▶ [Short problem]: Pull out every line from the listing that has the word "this".

▶ [Source material]:
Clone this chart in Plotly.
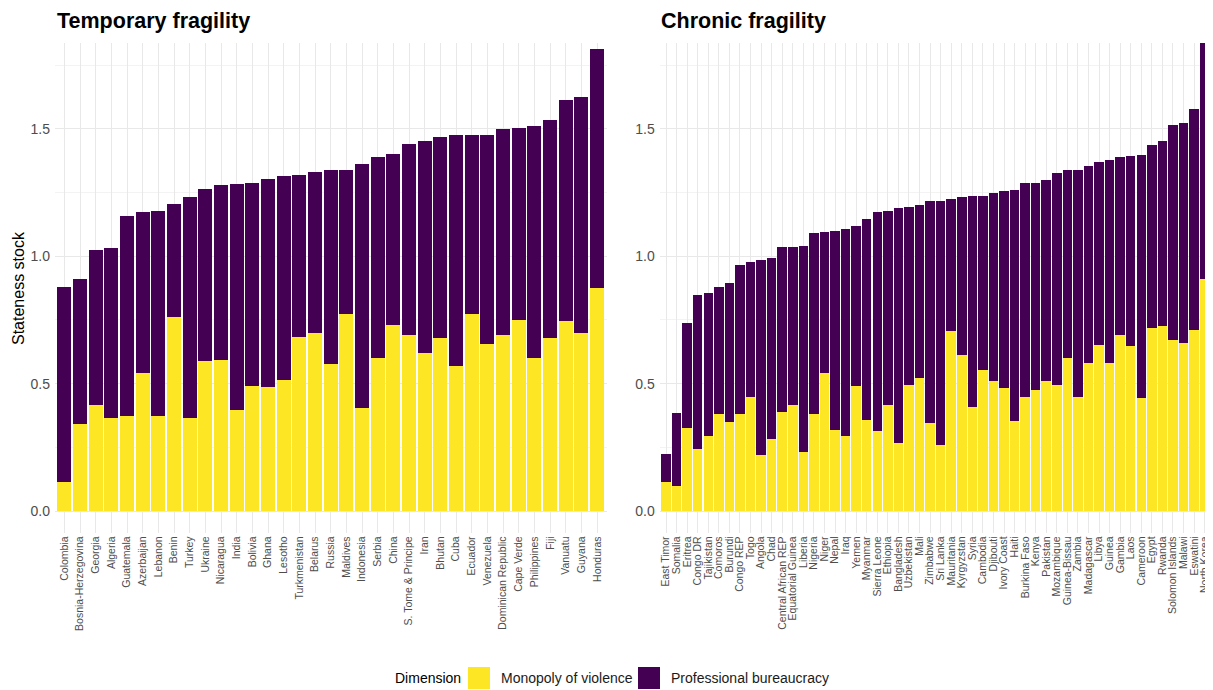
--
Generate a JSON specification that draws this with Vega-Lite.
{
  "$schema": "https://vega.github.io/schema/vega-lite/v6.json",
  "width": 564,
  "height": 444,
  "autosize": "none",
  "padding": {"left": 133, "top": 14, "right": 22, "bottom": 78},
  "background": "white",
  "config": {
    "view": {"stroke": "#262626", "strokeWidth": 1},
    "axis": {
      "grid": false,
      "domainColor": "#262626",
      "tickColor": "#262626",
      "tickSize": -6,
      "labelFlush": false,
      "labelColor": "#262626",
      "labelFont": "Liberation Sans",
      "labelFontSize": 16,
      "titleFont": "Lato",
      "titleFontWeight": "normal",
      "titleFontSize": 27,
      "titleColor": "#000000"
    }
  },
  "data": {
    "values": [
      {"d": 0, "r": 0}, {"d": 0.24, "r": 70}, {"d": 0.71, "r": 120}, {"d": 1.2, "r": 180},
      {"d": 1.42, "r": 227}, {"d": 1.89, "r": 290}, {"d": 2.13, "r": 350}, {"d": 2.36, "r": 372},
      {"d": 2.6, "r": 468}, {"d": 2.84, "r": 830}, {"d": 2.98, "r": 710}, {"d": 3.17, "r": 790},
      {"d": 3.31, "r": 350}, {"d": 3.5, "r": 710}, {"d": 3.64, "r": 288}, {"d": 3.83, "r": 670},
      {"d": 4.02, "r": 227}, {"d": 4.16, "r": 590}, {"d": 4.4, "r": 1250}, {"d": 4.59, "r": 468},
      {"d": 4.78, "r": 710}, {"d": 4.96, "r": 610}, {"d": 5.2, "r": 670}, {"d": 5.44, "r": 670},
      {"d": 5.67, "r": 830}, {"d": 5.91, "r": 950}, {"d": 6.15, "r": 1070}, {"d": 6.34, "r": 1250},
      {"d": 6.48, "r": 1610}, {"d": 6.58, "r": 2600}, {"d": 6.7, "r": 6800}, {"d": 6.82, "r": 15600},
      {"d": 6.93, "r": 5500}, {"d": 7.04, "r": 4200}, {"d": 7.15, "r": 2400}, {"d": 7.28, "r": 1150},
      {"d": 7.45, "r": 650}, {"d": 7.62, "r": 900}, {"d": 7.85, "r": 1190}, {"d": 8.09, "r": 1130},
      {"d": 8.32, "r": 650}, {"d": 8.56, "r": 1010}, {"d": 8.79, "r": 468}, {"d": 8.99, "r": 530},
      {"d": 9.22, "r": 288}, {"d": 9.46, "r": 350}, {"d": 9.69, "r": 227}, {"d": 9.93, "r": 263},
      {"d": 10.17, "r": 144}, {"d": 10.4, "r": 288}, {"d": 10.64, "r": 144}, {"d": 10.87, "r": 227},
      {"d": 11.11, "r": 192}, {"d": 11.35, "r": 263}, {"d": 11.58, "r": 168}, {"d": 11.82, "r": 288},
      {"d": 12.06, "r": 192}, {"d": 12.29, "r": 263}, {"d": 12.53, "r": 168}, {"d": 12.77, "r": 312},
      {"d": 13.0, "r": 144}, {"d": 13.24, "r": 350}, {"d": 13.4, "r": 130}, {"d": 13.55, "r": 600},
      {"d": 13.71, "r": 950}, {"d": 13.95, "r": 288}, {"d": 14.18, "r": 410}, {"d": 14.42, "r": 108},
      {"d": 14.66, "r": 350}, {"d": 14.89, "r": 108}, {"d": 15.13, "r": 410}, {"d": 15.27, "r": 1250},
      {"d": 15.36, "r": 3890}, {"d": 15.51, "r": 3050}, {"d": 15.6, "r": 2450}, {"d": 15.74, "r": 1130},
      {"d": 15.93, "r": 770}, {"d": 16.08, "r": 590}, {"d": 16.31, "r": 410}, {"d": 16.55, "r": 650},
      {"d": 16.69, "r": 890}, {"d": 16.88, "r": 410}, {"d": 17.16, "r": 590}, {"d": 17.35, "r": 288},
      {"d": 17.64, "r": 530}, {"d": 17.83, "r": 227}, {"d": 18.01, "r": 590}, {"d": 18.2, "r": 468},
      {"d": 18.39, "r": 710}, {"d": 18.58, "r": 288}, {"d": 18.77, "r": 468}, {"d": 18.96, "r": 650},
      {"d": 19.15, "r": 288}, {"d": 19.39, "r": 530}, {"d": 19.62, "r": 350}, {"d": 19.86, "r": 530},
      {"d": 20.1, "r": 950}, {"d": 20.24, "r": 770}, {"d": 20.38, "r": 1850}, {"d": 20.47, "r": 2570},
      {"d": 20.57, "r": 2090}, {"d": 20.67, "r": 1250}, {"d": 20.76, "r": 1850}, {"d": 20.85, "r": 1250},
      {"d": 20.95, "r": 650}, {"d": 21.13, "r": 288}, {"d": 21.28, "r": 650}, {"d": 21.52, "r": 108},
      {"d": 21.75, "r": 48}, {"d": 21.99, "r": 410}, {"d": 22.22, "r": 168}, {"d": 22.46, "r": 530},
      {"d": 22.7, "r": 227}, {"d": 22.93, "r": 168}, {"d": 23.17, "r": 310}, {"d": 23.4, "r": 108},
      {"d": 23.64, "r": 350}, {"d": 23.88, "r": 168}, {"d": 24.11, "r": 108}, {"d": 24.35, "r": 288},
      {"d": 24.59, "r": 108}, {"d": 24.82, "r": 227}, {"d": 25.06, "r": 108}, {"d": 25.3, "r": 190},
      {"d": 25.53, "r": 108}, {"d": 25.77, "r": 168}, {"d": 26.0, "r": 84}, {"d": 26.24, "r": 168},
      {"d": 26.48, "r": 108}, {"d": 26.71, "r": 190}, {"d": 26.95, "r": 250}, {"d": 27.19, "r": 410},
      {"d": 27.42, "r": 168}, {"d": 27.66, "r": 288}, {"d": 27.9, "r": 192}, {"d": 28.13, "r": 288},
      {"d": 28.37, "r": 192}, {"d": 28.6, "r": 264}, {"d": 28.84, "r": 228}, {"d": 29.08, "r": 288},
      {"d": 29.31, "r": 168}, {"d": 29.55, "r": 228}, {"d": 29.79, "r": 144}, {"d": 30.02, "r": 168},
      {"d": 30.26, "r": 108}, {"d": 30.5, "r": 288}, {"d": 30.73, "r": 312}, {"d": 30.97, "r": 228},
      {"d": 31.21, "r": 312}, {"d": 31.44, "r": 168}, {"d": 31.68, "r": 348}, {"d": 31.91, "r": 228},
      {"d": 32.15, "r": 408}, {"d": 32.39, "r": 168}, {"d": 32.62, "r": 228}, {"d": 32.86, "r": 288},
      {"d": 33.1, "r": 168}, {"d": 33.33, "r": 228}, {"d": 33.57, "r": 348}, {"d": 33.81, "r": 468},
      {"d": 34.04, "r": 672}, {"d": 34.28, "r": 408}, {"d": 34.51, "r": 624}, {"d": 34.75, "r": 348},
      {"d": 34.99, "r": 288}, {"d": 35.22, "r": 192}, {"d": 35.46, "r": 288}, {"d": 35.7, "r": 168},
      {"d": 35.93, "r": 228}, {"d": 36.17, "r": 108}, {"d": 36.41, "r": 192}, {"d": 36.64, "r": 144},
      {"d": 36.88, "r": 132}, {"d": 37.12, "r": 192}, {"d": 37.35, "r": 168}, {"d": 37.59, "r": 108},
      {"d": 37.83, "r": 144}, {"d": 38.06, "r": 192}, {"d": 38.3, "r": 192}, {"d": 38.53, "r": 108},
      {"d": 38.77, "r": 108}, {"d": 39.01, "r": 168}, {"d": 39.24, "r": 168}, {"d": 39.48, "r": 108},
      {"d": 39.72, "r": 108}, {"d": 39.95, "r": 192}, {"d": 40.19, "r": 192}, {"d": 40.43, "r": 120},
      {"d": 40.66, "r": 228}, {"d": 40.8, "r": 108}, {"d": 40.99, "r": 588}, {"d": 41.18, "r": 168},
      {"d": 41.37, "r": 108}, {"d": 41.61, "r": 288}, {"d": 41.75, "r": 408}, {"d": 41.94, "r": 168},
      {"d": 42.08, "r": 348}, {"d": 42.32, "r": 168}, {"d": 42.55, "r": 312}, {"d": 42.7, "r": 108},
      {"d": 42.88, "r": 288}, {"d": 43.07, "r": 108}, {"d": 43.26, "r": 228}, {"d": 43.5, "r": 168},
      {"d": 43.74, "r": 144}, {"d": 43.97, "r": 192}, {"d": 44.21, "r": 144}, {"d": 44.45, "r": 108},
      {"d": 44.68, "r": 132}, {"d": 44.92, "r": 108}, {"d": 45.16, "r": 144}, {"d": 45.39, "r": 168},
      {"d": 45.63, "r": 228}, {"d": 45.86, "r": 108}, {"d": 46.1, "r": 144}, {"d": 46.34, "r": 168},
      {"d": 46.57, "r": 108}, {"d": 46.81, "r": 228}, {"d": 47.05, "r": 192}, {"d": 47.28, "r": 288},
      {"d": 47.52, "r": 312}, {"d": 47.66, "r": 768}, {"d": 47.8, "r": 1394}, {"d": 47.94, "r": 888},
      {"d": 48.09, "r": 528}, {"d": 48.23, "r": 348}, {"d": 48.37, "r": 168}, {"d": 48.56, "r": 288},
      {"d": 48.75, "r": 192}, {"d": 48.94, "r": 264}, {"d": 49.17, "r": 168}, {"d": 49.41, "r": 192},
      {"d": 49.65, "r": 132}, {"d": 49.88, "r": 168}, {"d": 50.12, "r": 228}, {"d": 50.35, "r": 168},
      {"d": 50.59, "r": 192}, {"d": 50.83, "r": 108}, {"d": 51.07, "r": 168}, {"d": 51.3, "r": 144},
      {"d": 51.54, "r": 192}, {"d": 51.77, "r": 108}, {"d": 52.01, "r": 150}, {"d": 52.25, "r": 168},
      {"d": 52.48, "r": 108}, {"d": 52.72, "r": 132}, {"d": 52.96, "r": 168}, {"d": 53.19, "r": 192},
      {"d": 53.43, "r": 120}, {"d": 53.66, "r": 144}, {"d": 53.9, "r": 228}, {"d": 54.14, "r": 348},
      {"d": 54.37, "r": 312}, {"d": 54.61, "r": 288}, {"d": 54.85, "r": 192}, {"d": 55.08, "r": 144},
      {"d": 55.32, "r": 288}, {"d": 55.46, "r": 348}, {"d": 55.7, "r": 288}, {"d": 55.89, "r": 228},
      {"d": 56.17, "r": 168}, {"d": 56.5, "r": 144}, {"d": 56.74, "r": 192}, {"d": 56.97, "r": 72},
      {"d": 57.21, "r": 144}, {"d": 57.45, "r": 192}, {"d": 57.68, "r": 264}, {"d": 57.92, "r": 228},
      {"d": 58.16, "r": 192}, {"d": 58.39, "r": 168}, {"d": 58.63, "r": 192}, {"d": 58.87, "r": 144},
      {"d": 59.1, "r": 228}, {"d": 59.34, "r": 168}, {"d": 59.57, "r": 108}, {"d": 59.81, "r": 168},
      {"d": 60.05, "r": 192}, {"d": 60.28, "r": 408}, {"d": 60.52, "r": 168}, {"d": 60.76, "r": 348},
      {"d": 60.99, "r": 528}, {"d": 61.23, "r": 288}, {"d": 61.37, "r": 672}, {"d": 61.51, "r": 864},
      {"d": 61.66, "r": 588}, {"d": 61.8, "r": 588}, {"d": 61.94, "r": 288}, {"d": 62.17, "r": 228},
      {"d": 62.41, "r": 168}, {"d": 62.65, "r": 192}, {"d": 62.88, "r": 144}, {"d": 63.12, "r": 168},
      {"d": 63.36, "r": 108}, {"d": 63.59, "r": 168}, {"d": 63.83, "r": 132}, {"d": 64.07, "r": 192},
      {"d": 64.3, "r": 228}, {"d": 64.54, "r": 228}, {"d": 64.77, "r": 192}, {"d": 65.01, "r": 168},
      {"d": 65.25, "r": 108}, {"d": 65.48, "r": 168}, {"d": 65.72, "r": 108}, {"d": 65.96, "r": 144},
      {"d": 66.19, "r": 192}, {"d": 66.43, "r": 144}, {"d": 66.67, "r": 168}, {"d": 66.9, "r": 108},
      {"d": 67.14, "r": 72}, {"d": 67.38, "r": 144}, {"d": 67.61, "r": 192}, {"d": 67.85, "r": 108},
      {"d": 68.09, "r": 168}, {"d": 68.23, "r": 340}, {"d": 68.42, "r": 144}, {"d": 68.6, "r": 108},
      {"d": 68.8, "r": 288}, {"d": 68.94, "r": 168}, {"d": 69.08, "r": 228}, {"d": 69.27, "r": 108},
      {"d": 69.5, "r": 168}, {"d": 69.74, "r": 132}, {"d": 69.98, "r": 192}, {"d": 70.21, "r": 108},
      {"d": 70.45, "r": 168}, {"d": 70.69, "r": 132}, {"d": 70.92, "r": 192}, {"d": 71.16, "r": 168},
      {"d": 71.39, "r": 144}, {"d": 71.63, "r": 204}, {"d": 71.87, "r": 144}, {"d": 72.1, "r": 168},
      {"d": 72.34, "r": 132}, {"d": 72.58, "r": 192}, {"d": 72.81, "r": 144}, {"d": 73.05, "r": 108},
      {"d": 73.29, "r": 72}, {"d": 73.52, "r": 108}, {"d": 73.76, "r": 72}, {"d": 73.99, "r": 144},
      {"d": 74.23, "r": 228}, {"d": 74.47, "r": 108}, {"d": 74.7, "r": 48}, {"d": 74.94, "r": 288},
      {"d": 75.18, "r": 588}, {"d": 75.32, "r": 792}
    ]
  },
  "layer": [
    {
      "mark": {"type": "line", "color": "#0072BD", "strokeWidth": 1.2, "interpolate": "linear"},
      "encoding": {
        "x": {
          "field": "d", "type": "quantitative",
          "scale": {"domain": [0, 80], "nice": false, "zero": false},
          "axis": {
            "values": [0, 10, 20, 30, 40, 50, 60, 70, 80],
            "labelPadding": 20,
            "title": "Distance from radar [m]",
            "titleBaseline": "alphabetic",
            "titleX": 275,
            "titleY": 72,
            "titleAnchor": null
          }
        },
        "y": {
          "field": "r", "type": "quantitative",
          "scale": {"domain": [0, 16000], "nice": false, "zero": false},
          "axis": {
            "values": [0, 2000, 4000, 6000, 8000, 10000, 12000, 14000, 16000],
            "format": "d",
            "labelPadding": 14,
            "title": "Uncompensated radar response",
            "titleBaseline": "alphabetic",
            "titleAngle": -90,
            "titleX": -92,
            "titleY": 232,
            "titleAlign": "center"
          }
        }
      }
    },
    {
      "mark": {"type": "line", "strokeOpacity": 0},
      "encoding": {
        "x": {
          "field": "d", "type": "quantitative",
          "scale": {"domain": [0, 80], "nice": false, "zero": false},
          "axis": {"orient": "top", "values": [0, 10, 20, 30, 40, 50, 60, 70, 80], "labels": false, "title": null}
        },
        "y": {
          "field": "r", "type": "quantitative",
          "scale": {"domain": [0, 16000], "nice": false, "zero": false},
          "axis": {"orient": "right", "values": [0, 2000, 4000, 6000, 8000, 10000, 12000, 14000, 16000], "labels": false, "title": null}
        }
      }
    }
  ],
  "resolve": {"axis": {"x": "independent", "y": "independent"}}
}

▶ [The solution]:
Clone this chart in Plotly.
Generate a JSON specification that draws this with Vega-Lite.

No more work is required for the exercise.